→ **TASK INSTRUCTIONS**
Give again only the lines running from the one with "Recreate this image" through the one with "const labelOf = d", inclusive. Omit every picture.

→ **DATA FOR PROCESSING**
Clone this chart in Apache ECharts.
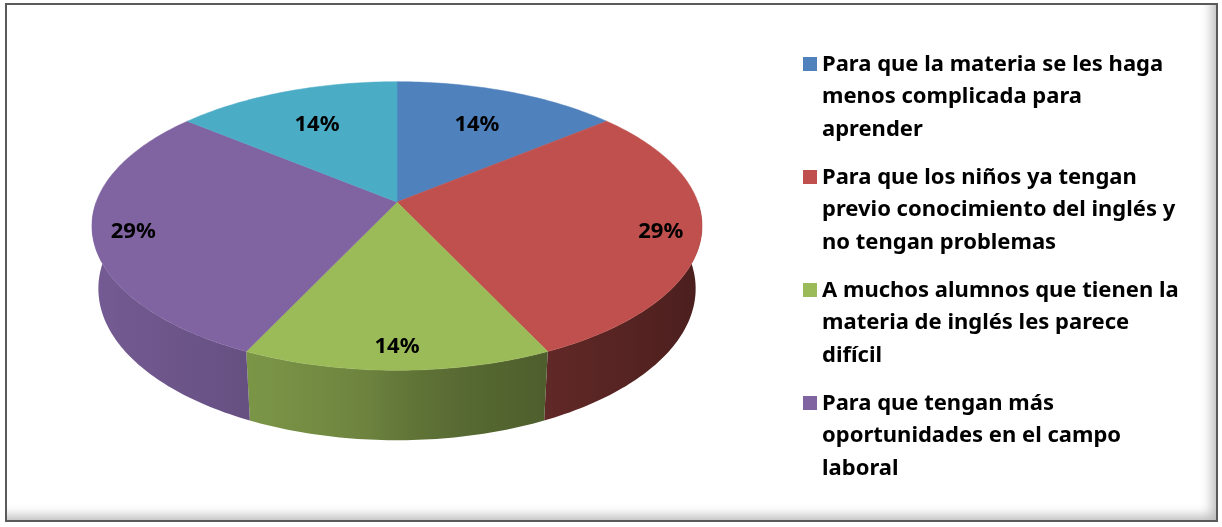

--

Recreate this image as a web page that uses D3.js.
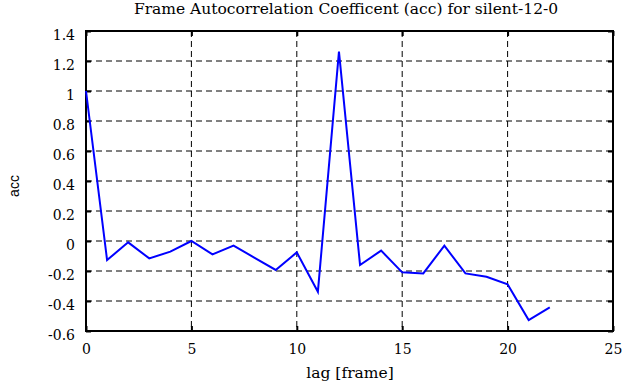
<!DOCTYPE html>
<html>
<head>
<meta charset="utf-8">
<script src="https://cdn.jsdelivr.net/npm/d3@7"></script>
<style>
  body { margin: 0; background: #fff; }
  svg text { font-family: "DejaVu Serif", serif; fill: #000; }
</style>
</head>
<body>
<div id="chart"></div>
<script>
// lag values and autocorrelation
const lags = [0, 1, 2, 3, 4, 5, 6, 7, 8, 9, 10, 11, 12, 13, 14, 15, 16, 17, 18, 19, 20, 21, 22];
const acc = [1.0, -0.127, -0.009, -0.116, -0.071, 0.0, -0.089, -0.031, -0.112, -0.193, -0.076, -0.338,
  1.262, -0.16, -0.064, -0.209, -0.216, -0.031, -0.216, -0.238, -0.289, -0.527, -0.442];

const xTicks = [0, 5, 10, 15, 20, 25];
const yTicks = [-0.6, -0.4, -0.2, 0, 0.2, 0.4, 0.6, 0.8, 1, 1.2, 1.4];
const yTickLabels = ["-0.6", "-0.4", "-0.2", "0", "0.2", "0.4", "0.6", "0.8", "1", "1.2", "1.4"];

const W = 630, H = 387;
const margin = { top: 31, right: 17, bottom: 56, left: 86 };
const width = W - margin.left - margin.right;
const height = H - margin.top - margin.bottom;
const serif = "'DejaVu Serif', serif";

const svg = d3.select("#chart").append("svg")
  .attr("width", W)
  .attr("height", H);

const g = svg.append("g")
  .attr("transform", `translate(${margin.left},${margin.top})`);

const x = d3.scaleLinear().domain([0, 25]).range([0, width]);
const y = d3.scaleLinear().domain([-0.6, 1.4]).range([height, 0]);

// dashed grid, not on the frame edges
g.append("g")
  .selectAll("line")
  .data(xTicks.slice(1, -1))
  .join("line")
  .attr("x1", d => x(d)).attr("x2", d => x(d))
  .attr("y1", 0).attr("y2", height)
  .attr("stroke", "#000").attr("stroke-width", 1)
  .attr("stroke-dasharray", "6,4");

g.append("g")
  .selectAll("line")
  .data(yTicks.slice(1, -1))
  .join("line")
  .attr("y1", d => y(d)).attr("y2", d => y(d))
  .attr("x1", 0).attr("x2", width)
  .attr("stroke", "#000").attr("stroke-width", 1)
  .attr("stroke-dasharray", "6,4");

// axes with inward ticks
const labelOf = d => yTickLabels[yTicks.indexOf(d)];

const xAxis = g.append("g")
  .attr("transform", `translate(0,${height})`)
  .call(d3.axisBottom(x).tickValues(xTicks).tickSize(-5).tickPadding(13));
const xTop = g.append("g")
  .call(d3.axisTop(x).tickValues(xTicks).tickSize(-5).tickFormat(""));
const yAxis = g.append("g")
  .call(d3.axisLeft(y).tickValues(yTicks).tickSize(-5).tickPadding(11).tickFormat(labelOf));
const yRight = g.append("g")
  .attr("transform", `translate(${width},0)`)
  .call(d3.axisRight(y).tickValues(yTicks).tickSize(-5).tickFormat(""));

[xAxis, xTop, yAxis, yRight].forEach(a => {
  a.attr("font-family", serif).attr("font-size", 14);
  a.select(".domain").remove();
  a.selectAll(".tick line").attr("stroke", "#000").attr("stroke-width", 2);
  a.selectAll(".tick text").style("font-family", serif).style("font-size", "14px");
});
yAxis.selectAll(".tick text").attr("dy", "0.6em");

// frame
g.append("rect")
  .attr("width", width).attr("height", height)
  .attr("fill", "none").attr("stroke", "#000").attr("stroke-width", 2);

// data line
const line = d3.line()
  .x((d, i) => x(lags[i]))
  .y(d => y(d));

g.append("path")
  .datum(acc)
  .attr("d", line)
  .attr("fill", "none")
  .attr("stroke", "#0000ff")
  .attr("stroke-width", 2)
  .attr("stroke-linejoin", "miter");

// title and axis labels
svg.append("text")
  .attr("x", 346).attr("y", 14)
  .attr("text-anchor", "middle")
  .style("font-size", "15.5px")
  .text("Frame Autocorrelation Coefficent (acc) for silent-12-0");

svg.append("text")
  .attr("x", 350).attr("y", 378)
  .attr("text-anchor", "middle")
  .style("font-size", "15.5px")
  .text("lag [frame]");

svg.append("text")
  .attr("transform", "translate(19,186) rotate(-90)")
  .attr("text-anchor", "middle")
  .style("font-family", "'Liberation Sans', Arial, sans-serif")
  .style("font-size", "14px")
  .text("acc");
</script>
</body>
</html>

==

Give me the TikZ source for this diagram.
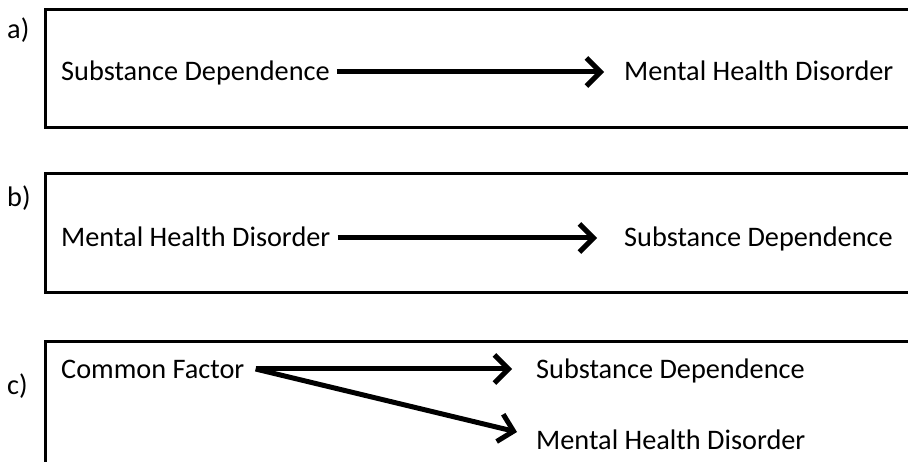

→ **FINAL RESULT**
Recreate this image as a web page that uses D3.js.
<!DOCTYPE html>
<html>
<head>
<meta charset="utf-8">
<script src="https://cdn.jsdelivr.net/npm/d3@7"></script>
<style>
  body { margin: 0; background: #fff; }
  svg text { font-family: "DejaVu Serif", serif; fill: #000; }
</style>
</head>
<body>
<div id="chart"></div>
<script>
// lag values and autocorrelation
const lags = [0, 1, 2, 3, 4, 5, 6, 7, 8, 9, 10, 11, 12, 13, 14, 15, 16, 17, 18, 19, 20, 21, 22];
const acc = [1.0, -0.127, -0.009, -0.116, -0.071, 0.0, -0.089, -0.031, -0.112, -0.193, -0.076, -0.338,
  1.262, -0.16, -0.064, -0.209, -0.216, -0.031, -0.216, -0.238, -0.289, -0.527, -0.442];

const xTicks = [0, 5, 10, 15, 20, 25];
const yTicks = [-0.6, -0.4, -0.2, 0, 0.2, 0.4, 0.6, 0.8, 1, 1.2, 1.4];
const yTickLabels = ["-0.6", "-0.4", "-0.2", "0", "0.2", "0.4", "0.6", "0.8", "1", "1.2", "1.4"];

const W = 630, H = 387;
const margin = { top: 31, right: 17, bottom: 56, left: 86 };
const width = W - margin.left - margin.right;
const height = H - margin.top - margin.bottom;
const serif = "'DejaVu Serif', serif";

const svg = d3.select("#chart").append("svg")
  .attr("width", W)
  .attr("height", H);

const g = svg.append("g")
  .attr("transform", `translate(${margin.left},${margin.top})`);

const x = d3.scaleLinear().domain([0, 25]).range([0, width]);
const y = d3.scaleLinear().domain([-0.6, 1.4]).range([height, 0]);

// dashed grid, not on the frame edges
g.append("g")
  .selectAll("line")
  .data(xTicks.slice(1, -1))
  .join("line")
  .attr("x1", d => x(d)).attr("x2", d => x(d))
  .attr("y1", 0).attr("y2", height)
  .attr("stroke", "#000").attr("stroke-width", 1)
  .attr("stroke-dasharray", "6,4");

g.append("g")
  .selectAll("line")
  .data(yTicks.slice(1, -1))
  .join("line")
  .attr("y1", d => y(d)).attr("y2", d => y(d))
  .attr("x1", 0).attr("x2", width)
  .attr("stroke", "#000").attr("stroke-width", 1)
  .attr("stroke-dasharray", "6,4");

// axes with inward ticks
const labelOf = d => yTickLabels[yTicks.indexOf(d)];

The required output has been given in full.